[RECORD LIST]
+++

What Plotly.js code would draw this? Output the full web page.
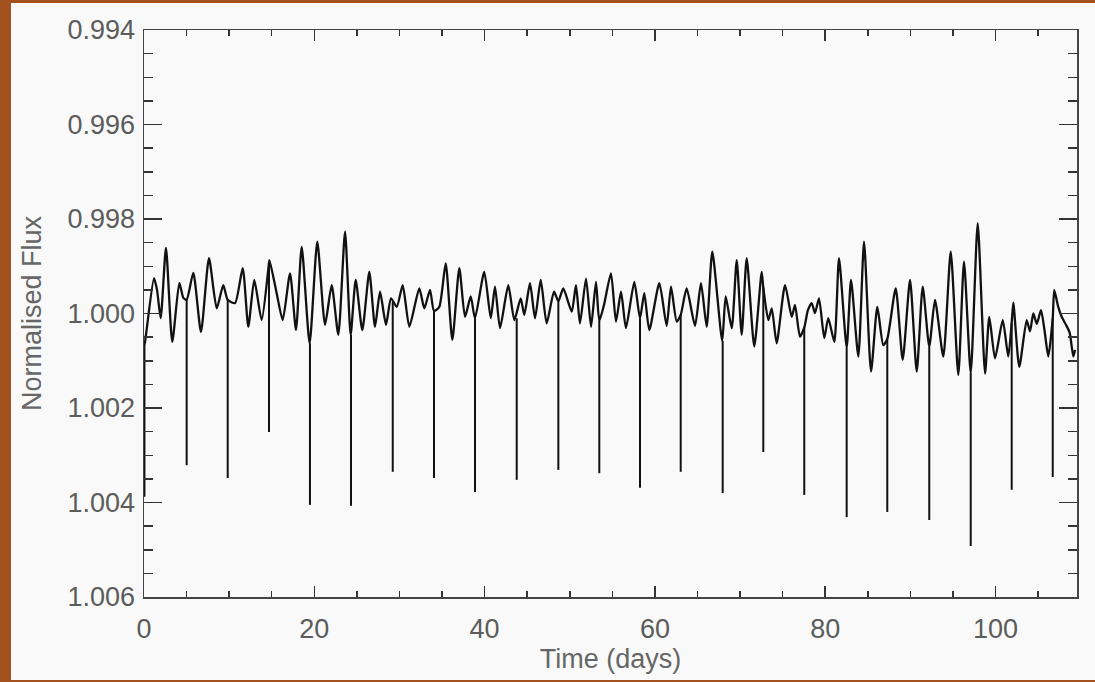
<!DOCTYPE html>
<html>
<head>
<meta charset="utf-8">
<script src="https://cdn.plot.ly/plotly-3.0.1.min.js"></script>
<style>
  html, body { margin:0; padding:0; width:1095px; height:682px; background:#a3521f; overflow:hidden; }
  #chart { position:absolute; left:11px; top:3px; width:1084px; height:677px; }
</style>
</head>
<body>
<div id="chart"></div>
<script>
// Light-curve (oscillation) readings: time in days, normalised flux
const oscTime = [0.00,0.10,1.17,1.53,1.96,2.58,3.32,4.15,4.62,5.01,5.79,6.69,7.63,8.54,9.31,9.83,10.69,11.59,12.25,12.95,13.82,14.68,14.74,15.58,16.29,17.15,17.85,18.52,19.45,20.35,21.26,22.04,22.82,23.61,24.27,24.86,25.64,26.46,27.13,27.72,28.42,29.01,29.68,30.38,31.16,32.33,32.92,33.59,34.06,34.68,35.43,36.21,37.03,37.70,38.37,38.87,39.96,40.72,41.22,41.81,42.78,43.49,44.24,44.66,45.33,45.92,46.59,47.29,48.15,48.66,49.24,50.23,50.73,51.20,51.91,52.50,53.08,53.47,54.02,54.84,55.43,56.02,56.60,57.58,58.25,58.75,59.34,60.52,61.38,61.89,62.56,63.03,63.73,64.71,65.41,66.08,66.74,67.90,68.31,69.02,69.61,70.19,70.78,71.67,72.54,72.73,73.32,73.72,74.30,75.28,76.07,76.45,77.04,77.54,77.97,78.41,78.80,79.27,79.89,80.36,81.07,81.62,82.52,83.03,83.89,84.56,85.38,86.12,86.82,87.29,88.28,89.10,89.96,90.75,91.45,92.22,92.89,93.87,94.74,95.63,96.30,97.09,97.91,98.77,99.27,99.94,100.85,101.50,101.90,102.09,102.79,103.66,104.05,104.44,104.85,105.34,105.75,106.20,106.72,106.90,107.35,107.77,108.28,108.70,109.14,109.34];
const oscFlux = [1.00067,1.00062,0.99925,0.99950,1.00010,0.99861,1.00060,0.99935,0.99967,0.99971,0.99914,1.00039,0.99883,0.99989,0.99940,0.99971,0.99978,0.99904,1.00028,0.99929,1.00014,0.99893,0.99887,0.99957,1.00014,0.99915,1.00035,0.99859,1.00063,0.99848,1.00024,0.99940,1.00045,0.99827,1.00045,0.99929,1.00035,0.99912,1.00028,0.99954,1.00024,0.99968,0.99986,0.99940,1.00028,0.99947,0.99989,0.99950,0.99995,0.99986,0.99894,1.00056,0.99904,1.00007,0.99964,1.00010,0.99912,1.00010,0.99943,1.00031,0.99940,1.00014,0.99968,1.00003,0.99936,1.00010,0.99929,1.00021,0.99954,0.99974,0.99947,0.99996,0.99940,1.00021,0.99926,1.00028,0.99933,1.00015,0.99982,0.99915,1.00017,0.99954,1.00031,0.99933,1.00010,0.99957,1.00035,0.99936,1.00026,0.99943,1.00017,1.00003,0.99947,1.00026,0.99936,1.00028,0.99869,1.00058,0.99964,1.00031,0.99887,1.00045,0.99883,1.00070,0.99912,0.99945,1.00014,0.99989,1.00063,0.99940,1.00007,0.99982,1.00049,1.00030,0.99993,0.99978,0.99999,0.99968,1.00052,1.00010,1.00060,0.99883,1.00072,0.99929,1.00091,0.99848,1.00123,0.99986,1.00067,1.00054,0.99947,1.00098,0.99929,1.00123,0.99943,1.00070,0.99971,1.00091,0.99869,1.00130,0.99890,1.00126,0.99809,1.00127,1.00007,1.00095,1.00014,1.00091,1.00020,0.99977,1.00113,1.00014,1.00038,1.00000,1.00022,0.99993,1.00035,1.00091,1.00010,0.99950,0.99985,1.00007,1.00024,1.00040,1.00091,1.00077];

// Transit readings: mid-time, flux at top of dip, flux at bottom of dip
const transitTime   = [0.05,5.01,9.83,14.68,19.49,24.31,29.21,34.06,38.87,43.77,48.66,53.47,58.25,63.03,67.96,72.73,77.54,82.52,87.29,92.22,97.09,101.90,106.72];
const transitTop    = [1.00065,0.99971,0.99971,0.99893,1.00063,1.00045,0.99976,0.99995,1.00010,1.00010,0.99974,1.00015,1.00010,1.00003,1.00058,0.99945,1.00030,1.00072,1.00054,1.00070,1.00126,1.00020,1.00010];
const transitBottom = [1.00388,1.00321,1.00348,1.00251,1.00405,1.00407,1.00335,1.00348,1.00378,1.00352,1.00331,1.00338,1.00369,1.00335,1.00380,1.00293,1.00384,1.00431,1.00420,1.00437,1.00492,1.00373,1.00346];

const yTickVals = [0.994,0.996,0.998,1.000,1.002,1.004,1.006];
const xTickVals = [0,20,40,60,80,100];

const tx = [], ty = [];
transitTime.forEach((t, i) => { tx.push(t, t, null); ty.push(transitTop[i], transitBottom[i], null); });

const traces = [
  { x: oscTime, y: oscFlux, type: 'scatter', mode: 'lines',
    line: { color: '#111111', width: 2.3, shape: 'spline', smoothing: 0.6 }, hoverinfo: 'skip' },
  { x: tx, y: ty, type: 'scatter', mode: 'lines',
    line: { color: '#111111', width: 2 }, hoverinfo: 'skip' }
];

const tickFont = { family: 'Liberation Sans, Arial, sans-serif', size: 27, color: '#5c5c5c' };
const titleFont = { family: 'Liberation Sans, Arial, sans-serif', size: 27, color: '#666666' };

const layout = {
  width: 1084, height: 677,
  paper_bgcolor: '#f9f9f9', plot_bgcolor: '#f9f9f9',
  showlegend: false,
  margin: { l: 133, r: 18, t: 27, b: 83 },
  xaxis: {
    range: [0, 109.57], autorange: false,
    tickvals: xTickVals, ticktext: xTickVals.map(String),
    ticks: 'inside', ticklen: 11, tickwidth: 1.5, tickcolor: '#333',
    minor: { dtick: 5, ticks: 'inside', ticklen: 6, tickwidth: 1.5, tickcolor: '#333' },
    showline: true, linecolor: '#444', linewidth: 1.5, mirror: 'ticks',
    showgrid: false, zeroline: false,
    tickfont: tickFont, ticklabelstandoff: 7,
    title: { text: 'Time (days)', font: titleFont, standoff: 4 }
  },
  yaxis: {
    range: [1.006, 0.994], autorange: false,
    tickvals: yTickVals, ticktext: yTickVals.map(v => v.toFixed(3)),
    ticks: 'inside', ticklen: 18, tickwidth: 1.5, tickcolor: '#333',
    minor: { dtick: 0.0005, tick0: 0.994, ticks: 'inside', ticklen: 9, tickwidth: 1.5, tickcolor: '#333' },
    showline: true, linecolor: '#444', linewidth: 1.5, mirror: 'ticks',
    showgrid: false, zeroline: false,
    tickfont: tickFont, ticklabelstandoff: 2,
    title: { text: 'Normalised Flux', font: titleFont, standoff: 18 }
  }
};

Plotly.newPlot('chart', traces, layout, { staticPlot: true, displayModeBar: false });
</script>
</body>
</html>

+++

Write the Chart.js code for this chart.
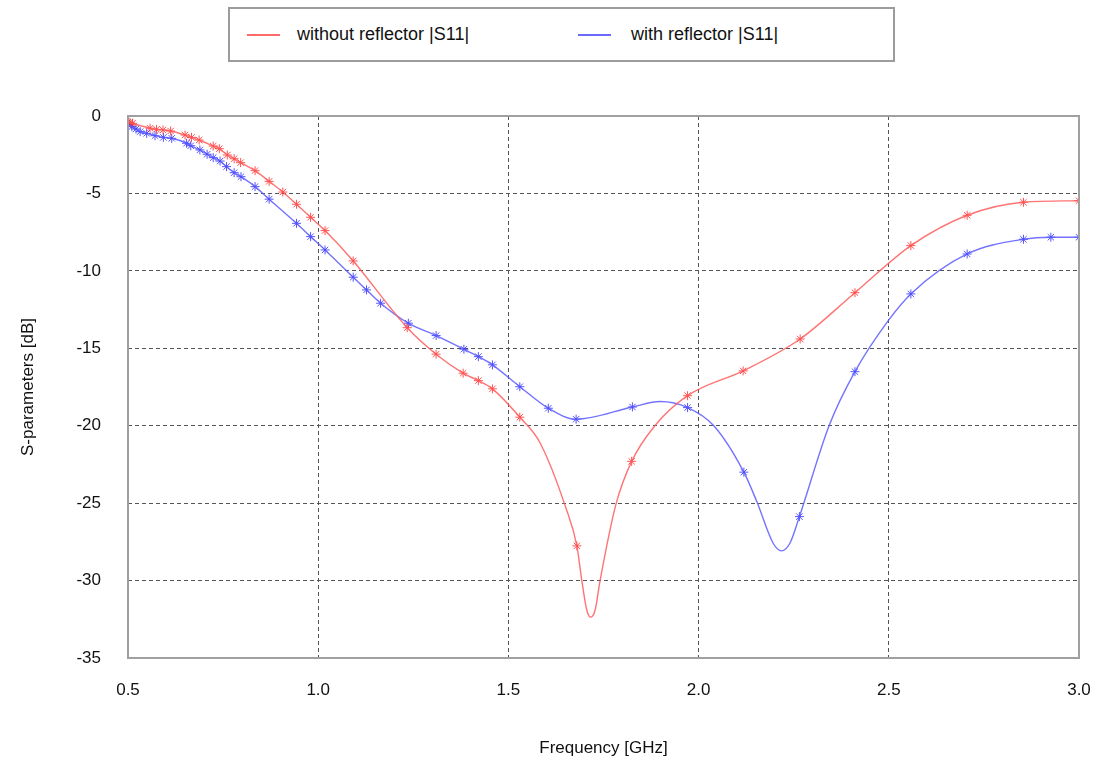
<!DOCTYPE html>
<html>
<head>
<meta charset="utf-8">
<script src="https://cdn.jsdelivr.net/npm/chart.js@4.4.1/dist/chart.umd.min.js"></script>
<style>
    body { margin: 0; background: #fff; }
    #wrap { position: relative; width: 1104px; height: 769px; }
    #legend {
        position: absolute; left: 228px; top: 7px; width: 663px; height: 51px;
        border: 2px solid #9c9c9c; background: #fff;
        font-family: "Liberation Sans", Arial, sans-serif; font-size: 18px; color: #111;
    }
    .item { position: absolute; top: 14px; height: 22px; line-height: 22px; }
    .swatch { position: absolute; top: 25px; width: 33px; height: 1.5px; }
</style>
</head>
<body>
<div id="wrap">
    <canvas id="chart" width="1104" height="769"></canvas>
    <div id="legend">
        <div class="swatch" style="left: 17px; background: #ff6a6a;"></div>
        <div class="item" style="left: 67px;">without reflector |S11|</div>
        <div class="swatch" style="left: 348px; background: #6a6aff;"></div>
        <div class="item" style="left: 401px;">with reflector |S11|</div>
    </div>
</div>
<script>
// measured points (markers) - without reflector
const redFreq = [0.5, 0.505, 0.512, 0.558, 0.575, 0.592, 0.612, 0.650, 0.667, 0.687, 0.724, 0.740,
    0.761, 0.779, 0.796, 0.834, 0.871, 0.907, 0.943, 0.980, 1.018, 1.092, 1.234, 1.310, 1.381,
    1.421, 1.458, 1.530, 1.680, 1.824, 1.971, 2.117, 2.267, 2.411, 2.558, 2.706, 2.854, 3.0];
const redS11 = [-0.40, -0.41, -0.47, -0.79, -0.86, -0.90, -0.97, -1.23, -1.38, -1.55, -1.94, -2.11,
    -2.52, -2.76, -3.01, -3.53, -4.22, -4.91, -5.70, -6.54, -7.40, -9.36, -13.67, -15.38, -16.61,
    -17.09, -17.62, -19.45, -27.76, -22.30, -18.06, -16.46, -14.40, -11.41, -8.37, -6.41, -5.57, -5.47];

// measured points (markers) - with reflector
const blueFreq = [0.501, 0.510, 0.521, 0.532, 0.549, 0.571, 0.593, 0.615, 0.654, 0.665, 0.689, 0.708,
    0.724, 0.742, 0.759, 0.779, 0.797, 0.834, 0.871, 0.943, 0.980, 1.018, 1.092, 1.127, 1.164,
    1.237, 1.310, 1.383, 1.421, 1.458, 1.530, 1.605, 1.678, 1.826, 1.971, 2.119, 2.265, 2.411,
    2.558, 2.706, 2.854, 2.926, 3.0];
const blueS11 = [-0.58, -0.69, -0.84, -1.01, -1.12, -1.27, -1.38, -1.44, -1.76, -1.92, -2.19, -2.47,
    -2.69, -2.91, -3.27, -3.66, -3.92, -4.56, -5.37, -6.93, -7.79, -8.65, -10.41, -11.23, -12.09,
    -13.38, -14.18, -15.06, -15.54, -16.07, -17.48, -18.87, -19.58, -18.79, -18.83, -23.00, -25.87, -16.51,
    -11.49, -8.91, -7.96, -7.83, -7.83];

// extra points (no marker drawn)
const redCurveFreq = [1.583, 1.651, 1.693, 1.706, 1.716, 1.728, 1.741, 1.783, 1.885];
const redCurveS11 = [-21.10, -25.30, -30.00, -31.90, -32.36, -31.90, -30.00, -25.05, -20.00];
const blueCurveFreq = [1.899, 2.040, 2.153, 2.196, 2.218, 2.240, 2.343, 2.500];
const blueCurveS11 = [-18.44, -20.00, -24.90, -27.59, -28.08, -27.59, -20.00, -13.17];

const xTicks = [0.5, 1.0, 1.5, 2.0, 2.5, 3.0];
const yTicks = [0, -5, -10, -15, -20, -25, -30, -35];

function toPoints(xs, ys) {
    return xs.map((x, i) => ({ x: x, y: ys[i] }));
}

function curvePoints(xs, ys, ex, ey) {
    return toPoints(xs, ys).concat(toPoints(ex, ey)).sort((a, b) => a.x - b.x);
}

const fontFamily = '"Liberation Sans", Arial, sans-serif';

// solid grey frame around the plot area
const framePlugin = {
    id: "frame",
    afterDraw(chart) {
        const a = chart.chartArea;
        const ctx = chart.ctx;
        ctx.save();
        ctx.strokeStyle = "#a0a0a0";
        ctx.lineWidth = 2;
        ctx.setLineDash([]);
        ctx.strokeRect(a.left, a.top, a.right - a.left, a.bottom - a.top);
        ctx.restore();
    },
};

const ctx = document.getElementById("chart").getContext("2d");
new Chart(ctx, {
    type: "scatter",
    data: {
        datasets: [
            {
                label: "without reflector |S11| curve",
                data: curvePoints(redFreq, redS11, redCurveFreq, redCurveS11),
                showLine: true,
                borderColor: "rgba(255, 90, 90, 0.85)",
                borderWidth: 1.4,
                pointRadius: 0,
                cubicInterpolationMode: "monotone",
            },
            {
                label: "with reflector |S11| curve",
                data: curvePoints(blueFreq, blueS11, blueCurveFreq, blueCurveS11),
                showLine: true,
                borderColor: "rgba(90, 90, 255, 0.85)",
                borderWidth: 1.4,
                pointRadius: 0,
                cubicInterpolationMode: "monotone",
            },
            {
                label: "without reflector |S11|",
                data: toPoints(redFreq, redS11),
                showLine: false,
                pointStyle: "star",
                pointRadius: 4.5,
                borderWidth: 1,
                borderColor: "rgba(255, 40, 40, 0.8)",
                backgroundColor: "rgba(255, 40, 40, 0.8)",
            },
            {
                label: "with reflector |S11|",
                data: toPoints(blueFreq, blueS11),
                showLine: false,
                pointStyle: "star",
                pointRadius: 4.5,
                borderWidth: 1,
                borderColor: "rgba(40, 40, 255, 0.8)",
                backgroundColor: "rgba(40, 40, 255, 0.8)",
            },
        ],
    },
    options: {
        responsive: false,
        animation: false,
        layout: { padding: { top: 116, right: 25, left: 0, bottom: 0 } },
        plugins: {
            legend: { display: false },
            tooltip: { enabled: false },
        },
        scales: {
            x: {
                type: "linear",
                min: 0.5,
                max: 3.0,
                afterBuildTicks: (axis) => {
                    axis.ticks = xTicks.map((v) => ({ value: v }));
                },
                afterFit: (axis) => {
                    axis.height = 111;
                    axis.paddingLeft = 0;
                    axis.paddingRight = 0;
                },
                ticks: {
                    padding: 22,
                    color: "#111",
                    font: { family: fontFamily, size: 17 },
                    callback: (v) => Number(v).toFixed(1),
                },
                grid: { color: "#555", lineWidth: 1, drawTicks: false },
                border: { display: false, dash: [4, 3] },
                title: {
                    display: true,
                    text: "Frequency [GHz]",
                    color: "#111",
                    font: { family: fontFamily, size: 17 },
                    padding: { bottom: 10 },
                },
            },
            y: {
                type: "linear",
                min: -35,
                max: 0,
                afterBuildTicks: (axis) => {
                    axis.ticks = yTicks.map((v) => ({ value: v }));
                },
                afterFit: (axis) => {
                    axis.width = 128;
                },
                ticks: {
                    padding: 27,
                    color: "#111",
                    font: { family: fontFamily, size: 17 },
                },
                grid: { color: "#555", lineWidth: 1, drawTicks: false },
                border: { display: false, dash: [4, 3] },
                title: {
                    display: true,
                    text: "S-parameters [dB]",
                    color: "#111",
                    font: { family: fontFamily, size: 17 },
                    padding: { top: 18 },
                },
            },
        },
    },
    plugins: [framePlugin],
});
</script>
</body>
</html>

+++

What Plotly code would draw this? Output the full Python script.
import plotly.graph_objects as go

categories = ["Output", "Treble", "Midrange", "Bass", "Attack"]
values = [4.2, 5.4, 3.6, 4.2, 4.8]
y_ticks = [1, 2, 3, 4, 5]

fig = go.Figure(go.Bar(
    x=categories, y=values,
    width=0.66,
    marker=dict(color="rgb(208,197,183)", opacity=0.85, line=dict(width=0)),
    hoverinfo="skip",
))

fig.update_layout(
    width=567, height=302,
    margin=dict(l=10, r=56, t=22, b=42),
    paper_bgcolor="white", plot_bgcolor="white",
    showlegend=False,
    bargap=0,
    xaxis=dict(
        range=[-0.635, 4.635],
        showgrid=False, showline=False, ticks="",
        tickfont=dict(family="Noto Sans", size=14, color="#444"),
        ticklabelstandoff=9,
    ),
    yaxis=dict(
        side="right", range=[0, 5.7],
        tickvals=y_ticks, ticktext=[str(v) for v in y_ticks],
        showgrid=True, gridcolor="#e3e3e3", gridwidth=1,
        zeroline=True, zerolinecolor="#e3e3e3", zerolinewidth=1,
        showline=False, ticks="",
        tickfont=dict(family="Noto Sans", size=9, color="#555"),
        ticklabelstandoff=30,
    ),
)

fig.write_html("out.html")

+++

[THE PROBLEM] Within the listing above, copy each line that has the string "this".

[RIGHT ANSWER]
What Plotly.js code would draw this? Output the full web page.
Write the Chart.js code for this chart.
What Plotly code would draw this? Output the full Python script.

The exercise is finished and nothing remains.